▶ _Instructions to follow_:
Without the pictures, repeat the listing character for character.

++++ Material provided ++++

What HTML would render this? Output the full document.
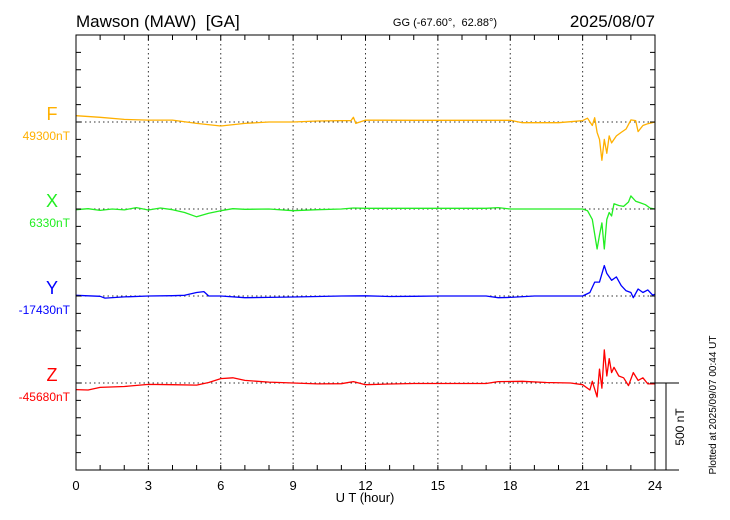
<!DOCTYPE html>
<html><head><meta charset="utf-8"><style>
body{margin:0;background:#fff;}
svg{display:block;font-family:"Liberation Sans",sans-serif;}
text{white-space:pre;}
</style></head><body>
<svg id="chart" width="730" height="520" viewBox="0 0 730 520" xmlns="http://www.w3.org/2000/svg">
<text x="76" y="27" font-size="17" xml:space="preserve">Mawson (MAW)  [GA]</text>
<text x="445" y="26" font-size="11" text-anchor="middle" xml:space="preserve">GG (-67.60°,  62.88°)</text>
<text x="655" y="27" font-size="17" text-anchor="end">2025/08/07</text>
<g id="grid"></g><g id="series"></g><g id="axes"></g>
<text x="365" y="502" font-size="13" text-anchor="middle">U T (hour)</text>
<text transform="translate(684,427) rotate(-90)" font-size="12" text-anchor="middle">500 nT</text>
<text transform="translate(716,405) rotate(-90)" font-size="10" text-anchor="middle">Plotted at 2025/09/07 00:44 UT</text>
</svg>
<script>
const tF=[0,1,2,3,4,5,6,7,8,9,10,11,11.4,11.5,11.6,12,14,16,18,18.5,20,20.5,21,21.2,21.4,21.5,21.6,21.7,21.8,21.9,22.0,22.1,22.2,22.4,22.6,22.8,23.0,23.2,23.3,23.5,23.7,24];
const vF=[36,27,15,11,11,-8,-23,-8,0,0,6,8,8,27,-8,11,10,10,10,-4,-4,2,8,22,-20,25,-60,-100,-220,-100,-180,-80,-120,-80,-60,-40,12,8,-55,-20,-10,0];
const tX=[0,0.5,1,1.5,2,2.5,3,3.5,4,4.5,5,5.5,6,6.5,7,8,9,10,11,11.5,12,14,17,17.5,18,21,21.2,21.4,21.6,21.7,21.8,21.9,22.0,22.1,22.2,22.3,22.5,22.7,22.9,23.0,23.2,23.4,23.6,23.8,24];
const vX=[-4,2,-8,0,-5,8,-6,6,-4,-20,-45,-25,-10,2,-2,0,-10,-4,0,6,4,4,4,8,0,0,-10,-60,-230,-150,-80,-230,-60,-20,-40,30,20,15,40,75,45,35,25,5,0];
const tY=[0,1,1.2,2,3,4,4.5,5,5.3,5.5,6,7,8,9,10,11,12,13,14,15,17,17.5,18,19,21,21.3,21.5,21.7,21.9,22.0,22.2,22.4,22.6,22.8,23.0,23.1,23.3,23.5,23.7,23.9,24];
const vY=[4,-2,-12,-5,0,2,4,20,25,0,0,-10,-8,-6,-3,0,1,-3,-2,0,0,-10,-8,0,0,20,80,80,175,130,90,110,60,30,20,-10,40,20,35,5,10];
const tZ=[0,0.5,1,2,3,4,5,5.5,6,6.5,7,8,9,10,11,11.5,12,13,14,17,17.5,18.5,19.5,20.5,21,21.3,21.4,21.6,21.7,21.8,21.9,22.0,22.1,22.2,22.3,22.5,22.7,22.9,23.1,23.3,23.5,23.7,24];
const vZ=[-38,-40,-25,-20,-8,-10,-12,3,25,30,15,5,0,-5,-4,8,-10,-6,-3,-3,8,10,3,0,-10,-40,10,-80,80,-30,190,40,140,60,90,40,30,-15,60,15,30,-5,-5];
const names=["F","X","Y","Z"];
const baseLabels=["49300nT","6330nT","-17430nT","-45680nT"];
const colors=["#ffb000","#22ee22","#0000ff","#ff0000"];
const xTicks=[0,3,6,9,12,15,18,21,24];

const X0=76,X1=655,Y0=35,Y1=470,PPT=17.4;
const bases=[122,209,296,383];
const sx=h=>X0+(X1-X0)*h/24;
const sy=(i,v)=>bases[i]-v*PPT/100;
const NS="http://www.w3.org/2000/svg";
function mk(tag,attrs,parent,txt){const e=document.createElementNS(NS,tag);for(const k in attrs)e.setAttribute(k,attrs[k]);if(txt!==undefined)e.textContent=txt;parent.appendChild(e);return e;}
const grid=document.getElementById('grid'),ser=document.getElementById('series'),ax=document.getElementById('axes');
xTicks.forEach(h=>{if(h>0&&h<24){const l=mk('line',{x1:sx(h),x2:sx(h),y1:Y0,y2:Y1,stroke:'#333','stroke-dasharray':'1.5,3','stroke-width':1},grid);

}
const t=mk('text',{x:sx(h),y:490,'font-size':13,'text-anchor':'middle'},ax,String(h));

});
bases.forEach((b,i)=>{const l=mk('line',{x1:X0,x2:X1,y1:b,y2:b,stroke:'#333','stroke-dasharray':'1.5,3'},grid);


const n=mk('text',{x:52,y:b-2,'font-size':18,fill:colors[i],'text-anchor':'middle'},ax,names[i]);


const bl=mk('text',{x:70,y:b+18,'font-size':12,fill:colors[i],'text-anchor':'end'},ax,baseLabels[i]);

});
[[tF,vF],[tX,vX],[tY,vY],[tZ,vZ]].forEach((d,i)=>{const pts=d[0].map((t,j)=>sx(t).toFixed(1)+','+sy(i,d[1][j]).toFixed(1)).join(' ');
const p=mk('polyline',{points:pts,fill:'none',stroke:colors[i],'stroke-width':1.3,'stroke-linejoin':'round'},ser);

});
const fr=mk('rect',{x:X0,y:Y0,width:X1-X0,height:Y1-Y0,fill:'none',stroke:'#000','stroke-width':1},ax);


let tk='';
for(let h=1;h<24;h++){tk+=`M${sx(h)},${Y0}v5M${sx(h)},${Y1}v-5`;}
for(let y=Y0+PPT;y<Y1-1;y+=PPT){tk+=`M${X0},${y}h5M${X1},${y}h-5`;}
const tp=mk('path',{d:tk,stroke:'#000','stroke-width':1,fill:'none'},ax);


const sb=mk('path',{d:`M${X1},383H679M666,383V470M${X1},470H679`,stroke:'#000','stroke-width':1,fill:'none'},ax);


</script>
</body></html>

++++

▶ _Solution below_:
What HTML would render this? Output the full document.
<!DOCTYPE html>
<html><head><meta charset="utf-8"><style>
body{margin:0;background:#fff;}
svg{display:block;font-family:"Liberation Sans",sans-serif;}
text{white-space:pre;}
</style></head><body>
<svg id="chart" width="730" height="520" viewBox="0 0 730 520" xmlns="http://www.w3.org/2000/svg">
<text x="76" y="27" font-size="17" xml:space="preserve">Mawson (MAW)  [GA]</text>
<text x="445" y="26" font-size="11" text-anchor="middle" xml:space="preserve">GG (-67.60°,  62.88°)</text>
<text x="655" y="27" font-size="17" text-anchor="end">2025/08/07</text>
<g id="grid"></g><g id="series"></g><g id="axes"></g>
<text x="365" y="502" font-size="13" text-anchor="middle">U T (hour)</text>
<text transform="translate(684,427) rotate(-90)" font-size="12" text-anchor="middle">500 nT</text>
<text transform="translate(716,405) rotate(-90)" font-size="10" text-anchor="middle">Plotted at 2025/09/07 00:44 UT</text>
</svg>
<script>
const tF=[0,1,2,3,4,5,6,7,8,9,10,11,11.4,11.5,11.6,12,14,16,18,18.5,20,20.5,21,21.2,21.4,21.5,21.6,21.7,21.8,21.9,22.0,22.1,22.2,22.4,22.6,22.8,23.0,23.2,23.3,23.5,23.7,24];
const vF=[36,27,15,11,11,-8,-23,-8,0,0,6,8,8,27,-8,11,10,10,10,-4,-4,2,8,22,-20,25,-60,-100,-220,-100,-180,-80,-120,-80,-60,-40,12,8,-55,-20,-10,0];
const tX=[0,0.5,1,1.5,2,2.5,3,3.5,4,4.5,5,5.5,6,6.5,7,8,9,10,11,11.5,12,14,17,17.5,18,21,21.2,21.4,21.6,21.7,21.8,21.9,22.0,22.1,22.2,22.3,22.5,22.7,22.9,23.0,23.2,23.4,23.6,23.8,24];
const vX=[-4,2,-8,0,-5,8,-6,6,-4,-20,-45,-25,-10,2,-2,0,-10,-4,0,6,4,4,4,8,0,0,-10,-60,-230,-150,-80,-230,-60,-20,-40,30,20,15,40,75,45,35,25,5,0];
const tY=[0,1,1.2,2,3,4,4.5,5,5.3,5.5,6,7,8,9,10,11,12,13,14,15,17,17.5,18,19,21,21.3,21.5,21.7,21.9,22.0,22.2,22.4,22.6,22.8,23.0,23.1,23.3,23.5,23.7,23.9,24];
const vY=[4,-2,-12,-5,0,2,4,20,25,0,0,-10,-8,-6,-3,0,1,-3,-2,0,0,-10,-8,0,0,20,80,80,175,130,90,110,60,30,20,-10,40,20,35,5,10];
const tZ=[0,0.5,1,2,3,4,5,5.5,6,6.5,7,8,9,10,11,11.5,12,13,14,17,17.5,18.5,19.5,20.5,21,21.3,21.4,21.6,21.7,21.8,21.9,22.0,22.1,22.2,22.3,22.5,22.7,22.9,23.1,23.3,23.5,23.7,24];
const vZ=[-38,-40,-25,-20,-8,-10,-12,3,25,30,15,5,0,-5,-4,8,-10,-6,-3,-3,8,10,3,0,-10,-40,10,-80,80,-30,190,40,140,60,90,40,30,-15,60,15,30,-5,-5];
const names=["F","X","Y","Z"];
const baseLabels=["49300nT","6330nT","-17430nT","-45680nT"];
const colors=["#ffb000","#22ee22","#0000ff","#ff0000"];
const xTicks=[0,3,6,9,12,15,18,21,24];

const X0=76,X1=655,Y0=35,Y1=470,PPT=17.4;
const bases=[122,209,296,383];
const sx=h=>X0+(X1-X0)*h/24;
const sy=(i,v)=>bases[i]-v*PPT/100;
const NS="http://www.w3.org/2000/svg";
function mk(tag,attrs,parent,txt){const e=document.createElementNS(NS,tag);for(const k in attrs)e.setAttribute(k,attrs[k]);if(txt!==undefined)e.textContent=txt;parent.appendChild(e);return e;}
const grid=document.getElementById('grid'),ser=document.getElementById('series'),ax=document.getElementById('axes');
xTicks.forEach(h=>{if(h>0&&h<24){const l=mk('line',{x1:sx(h),x2:sx(h),y1:Y0,y2:Y1,stroke:'#333','stroke-dasharray':'1.5,3','stroke-width':1},grid);

}
const t=mk('text',{x:sx(h),y:490,'font-size':13,'text-anchor':'middle'},ax,String(h));

});
bases.forEach((b,i)=>{const l=mk('line',{x1:X0,x2:X1,y1:b,y2:b,stroke:'#333','stroke-dasharray':'1.5,3'},grid);


const n=mk('text',{x:52,y:b-2,'font-size':18,fill:colors[i],'text-anchor':'middle'},ax,names[i]);


const bl=mk('text',{x:70,y:b+18,'font-size':12,fill:colors[i],'text-anchor':'end'},ax,baseLabels[i]);

});
[[tF,vF],[tX,vX],[tY,vY],[tZ,vZ]].forEach((d,i)=>{const pts=d[0].map((t,j)=>sx(t).toFixed(1)+','+sy(i,d[1][j]).toFixed(1)).join(' ');
const p=mk('polyline',{points:pts,fill:'none',stroke:colors[i],'stroke-width':1.3,'stroke-linejoin':'round'},ser);

});
const fr=mk('rect',{x:X0,y:Y0,width:X1-X0,height:Y1-Y0,fill:'none',stroke:'#000','stroke-width':1},ax);


let tk='';
for(let h=1;h<24;h++){tk+=`M${sx(h)},${Y0}v5M${sx(h)},${Y1}v-5`;}
for(let y=Y0+PPT;y<Y1-1;y+=PPT){tk+=`M${X0},${y}h5M${X1},${y}h-5`;}
const tp=mk('path',{d:tk,stroke:'#000','stroke-width':1,fill:'none'},ax);


const sb=mk('path',{d:`M${X1},383H679M666,383V470M${X1},470H679`,stroke:'#000','stroke-width':1,fill:'none'},ax);


</script>
</body></html>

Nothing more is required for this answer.